Most people “choose an AI tool” the same way they pick a new app.
Pretty UI ✅
Cool demo ✅
A friend said it’s amazing ✅
Then 3 weeks later…
outputs are inconsistent
security is a question mark
nobody knows who owns the generated content
integration turns into a duct-tape project
leadership asks “is this compliant?” and everything stalls
AI is everywhere. And every tool claims it’s “enterprise-ready.”
But the real risk isn’t picking the wrong tool.
It’s picking the right tool… for the wrong reasons.
Because “it works in a demo” is not the same as “it works in production.”
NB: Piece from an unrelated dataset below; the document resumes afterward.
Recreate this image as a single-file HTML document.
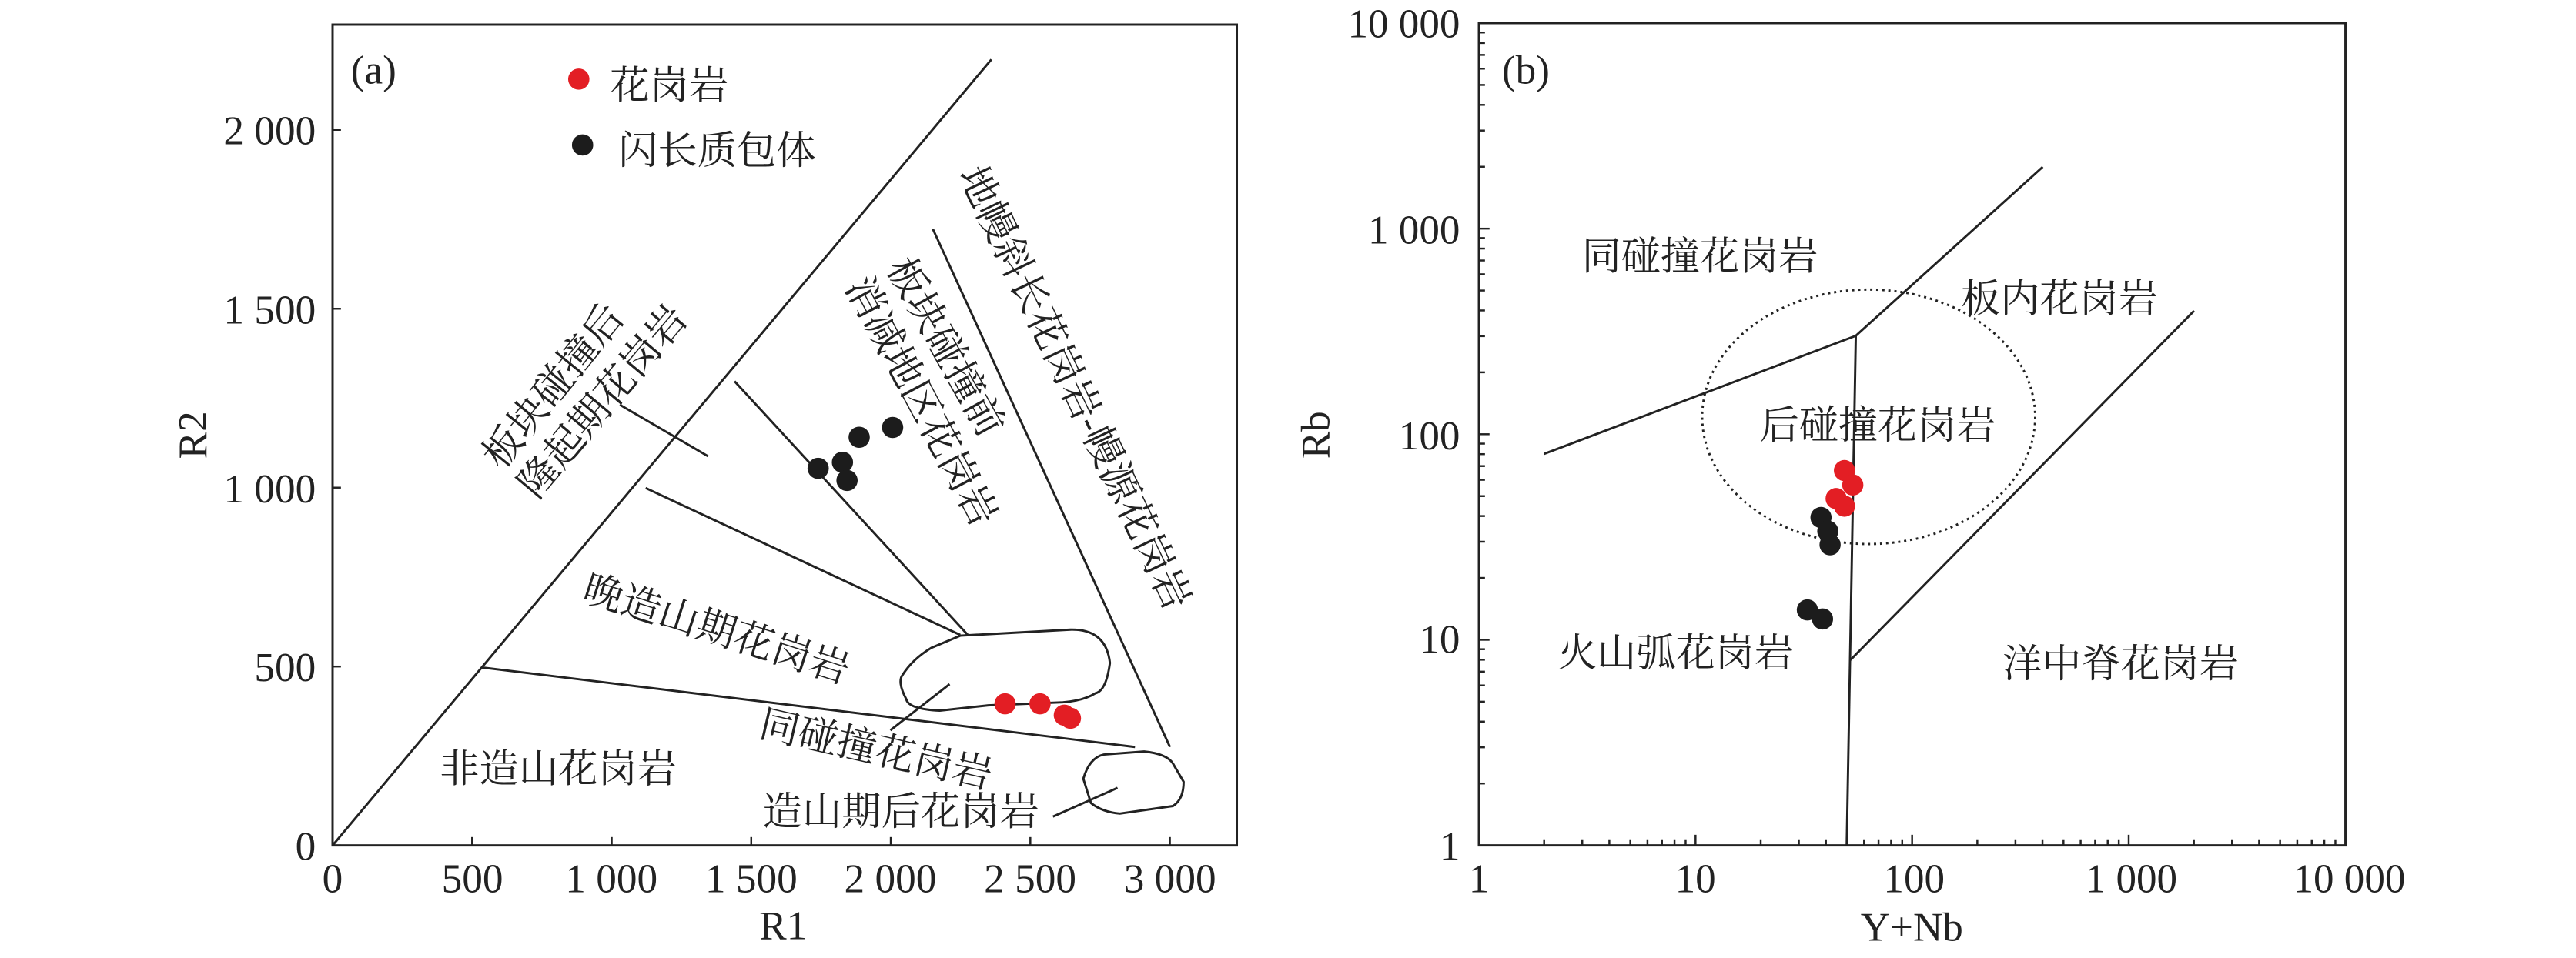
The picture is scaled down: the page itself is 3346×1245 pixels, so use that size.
<!DOCTYPE html>
<html><head><meta charset="utf-8"><style>
html,body{margin:0;padding:0;background:#fff;}
svg{display:block;}
.n{font-family:"Liberation Serif",serif;font-size:54px;fill:#222;}
.c{font-family:"Liberation Serif","Noto Serif CJK SC",serif;font-size:52px;fill:#222;}
</style></head><body>
<svg id="s" width="3346" height="1245" viewBox="0 0 3346 1245" xmlns="http://www.w3.org/2000/svg">
<!-- panel a -->
<g transform="translate(432,32) scale(0.987,0.984) translate(-432,-32)">
<g fill="none" stroke="#222" stroke-width="3">
<rect x="432" y="32" width="1190" height="1084"/>
<line x1="432" y1="1116" x2="1299" y2="78"/>
<line x1="629" y1="881" x2="1488" y2="986"/>
<line x1="1222" y1="302" x2="1534" y2="986"/>
<line x1="961" y1="503" x2="1268" y2="838"/>
<line x1="844" y1="644" x2="1258" y2="838"/>
<line x1="810" y1="534" x2="926" y2="602"/>
<line x1="1166" y1="964" x2="1244" y2="903"/>
<line x1="1380" y1="1078" x2="1465" y2="1040"/>
<path stroke-linejoin="round" d="M1258,839 L1403,831 Q1450,830 1455,875 Q1450,912 1436,915 Q1420,925 1393,927 L1295,931 L1231,938 Q1190,936 1187,923 Q1175,900 1182,891 Q1195,870 1220,855 Z"/>
<path stroke-linejoin="round" d="M1447,996 L1500,992 Q1530,995 1538,1008 L1552,1032 Q1552,1055 1538,1064 L1468,1074 Q1445,1072 1430,1060 L1420,1028 Q1428,1000 1447,996 Z"/>
</g>
<g id="ticksA" stroke="#222" stroke-width="2.5"></g>
<g fill="#e31e24">
<circle cx="1317" cy="929" r="14"/><circle cx="1363" cy="929" r="14"/><circle cx="1395" cy="944" r="14"/><circle cx="1403" cy="948" r="14"/>
<circle cx="756" cy="104" r="14"/>
</g>
<g fill="#1c1c1c">
<circle cx="1071" cy="618" r="14"/><circle cx="1103" cy="610" r="14"/><circle cx="1109" cy="634" r="14"/><circle cx="1125" cy="577" r="14"/><circle cx="1169" cy="564" r="14"/>
<circle cx="761" cy="191" r="14"/>
</g>
<text class="n" x="486" y="110" text-anchor="middle">(a)</text>
<text class="c" x="797" y="130">花岗岩</text>
<text class="c" x="808" y="216">闪长质包体</text>
<g class="n" text-anchor="end">
<text x="410" y="190">2 000</text><text x="410" y="427">1 500</text><text x="410" y="663">1 000</text><text x="410" y="899">500</text><text x="410" y="1135">0</text>
</g>
<g class="n" text-anchor="middle">
<text x="432" y="1178">0</text><text x="616" y="1178">500</text><text x="799" y="1178">1 000</text><text x="983" y="1178">1 500</text><text x="1166" y="1178">2 000</text><text x="1350" y="1178">2 500</text><text x="1534" y="1178">3 000</text>
<text x="1025" y="1240">R1</text>
<text transform="translate(266,574) rotate(-90)">R2</text>
</g>
<g class="c" text-anchor="middle" dominant-baseline="central">
<text transform="translate(1408,512) rotate(64.6)">地幔斜长花岗岩-幔源花岗岩</text>
<text transform="translate(1238,458) rotate(61)">板块碰撞前</text>
<text transform="translate(1206,530) rotate(62)">消减地区花岗岩</text>
<text transform="translate(723,510) rotate(-51)">板块碰撞后</text>
<text transform="translate(788,530) rotate(-50)">隆起期花岗岩</text>
<text transform="translate(937,831) rotate(17.8)">晚造山期花岗岩</text>
<text transform="translate(1147,990) rotate(13)">同碰撞花岗岩</text>
<text x="729" y="1016">非造山花岗岩</text>
<text x="1180" y="1072">造山期后花岗岩</text>
</g>
</g>
<!-- panel b -->
<g transform="translate(1921,30) scale(0.983,0.984) translate(-1921,-30)">
<g fill="none" stroke="#222" stroke-width="3">
<rect x="1921" y="30" width="1145" height="1086"/>
<polyline points="2007,599 2419,443 2666,220"/>
<line x1="2419" y1="443" x2="2407" y2="1116"/>
<line x1="2412" y1="871" x2="2866" y2="410"/>
<ellipse cx="2436" cy="550" rx="220" ry="168" stroke-dasharray="3,5" stroke-width="3"/>
</g>
<g id="ticksB" stroke="#222" stroke-width="2.5"></g>
<g fill="#e31e24">
<circle cx="2404" cy="621" r="14"/><circle cx="2415" cy="640" r="14"/><circle cx="2393" cy="658" r="14"/><circle cx="2404" cy="668" r="14"/>
</g>
<g fill="#1c1c1c">
<circle cx="2373" cy="683" r="14"/><circle cx="2382" cy="701" r="14"/><circle cx="2385" cy="719" r="14"/><circle cx="2355" cy="805" r="14"/><circle cx="2375" cy="817" r="14"/>
</g>
<g class="c" text-anchor="middle" dominant-baseline="central">
<text x="2213" y="339">同碰撞花岗岩</text>
<text x="2688" y="395">板内花岗岩</text>
<text x="2448" y="562">后碰撞花岗岩</text>
<text x="2181" y="863">火山弧花岗岩</text>
<text x="2769" y="877">洋中脊花岗岩</text>
</g>
<text class="n" x="1983" y="110" text-anchor="middle">(b)</text>
<g class="n" text-anchor="end">
<text x="1896" y="49">10 000</text><text x="1896" y="321">1 000</text><text x="1896" y="593">100</text><text x="1896" y="862">10</text><text x="1896" y="1135">1</text>
</g>
<g class="n" text-anchor="middle">
<text x="1921" y="1178">1</text><text x="2207" y="1178">10</text><text x="2496" y="1178">100</text><text x="2783" y="1178">1 000</text><text x="3071" y="1178">10 000</text>
<text x="2493" y="1242">Y+Nb</text>
<text transform="translate(1723,574) rotate(-90)">Rb</text>
</g>
</g>
</svg>
<script>
var h='';
function L(a,b,c,d){h+='<line x1="'+a+'" y1="'+b+'" x2="'+c+'" y2="'+d+'"/>';}
for(var i=0;i<=3000;i+=500){var x=432+i*0.3673;L(x,1116,x,1105);}
for(var j=0;j<=2000;j+=500){var y=1116-j*0.4725;L(432,y,443,y);}
document.getElementById('ticksA').innerHTML=h;
h='';
for(var d=0;d<4;d++){for(var k=1;k<10;k++){var t=d+Math.log10(k);var x=1921+t*286.2;var y=1116-t*271.5;var len=k==1?14:8;L(x,1116,x,1116-len);L(1921,y,1921+len,y);}}
document.getElementById('ticksB').innerHTML=h;
</script>
</body></html>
So here’s the evaluation framework I use (and it’s in the image):
1️⃣ Core functionality + performance
Accuracy, reliability, data quality, scalability
2️⃣ Security + data privacy
Data handling, prompt/model security, privacy compliance
3️⃣ Usability + integration
Ease of use, API/workflow integration, support + training
4️⃣ Ethical + responsible use
Bias/fairness, transparency, accountability
And the 3 questions people forget:
✅ Cost + licensing
✅ IP + ownership
✅ Compliance standards (SOC 2, ISO, etc.)
When you score tools across these buckets, the “best” AI tool usually changes.
Sometimes the flashy one drops to the bottom.
Sometimes the boring one becomes the obvious winner.
If you’re buying, building, or recommending AI in 2026:
Stop asking: “What’s the coolest model?”
Start asking: “Can we trust, secure, integrate, and govern it?”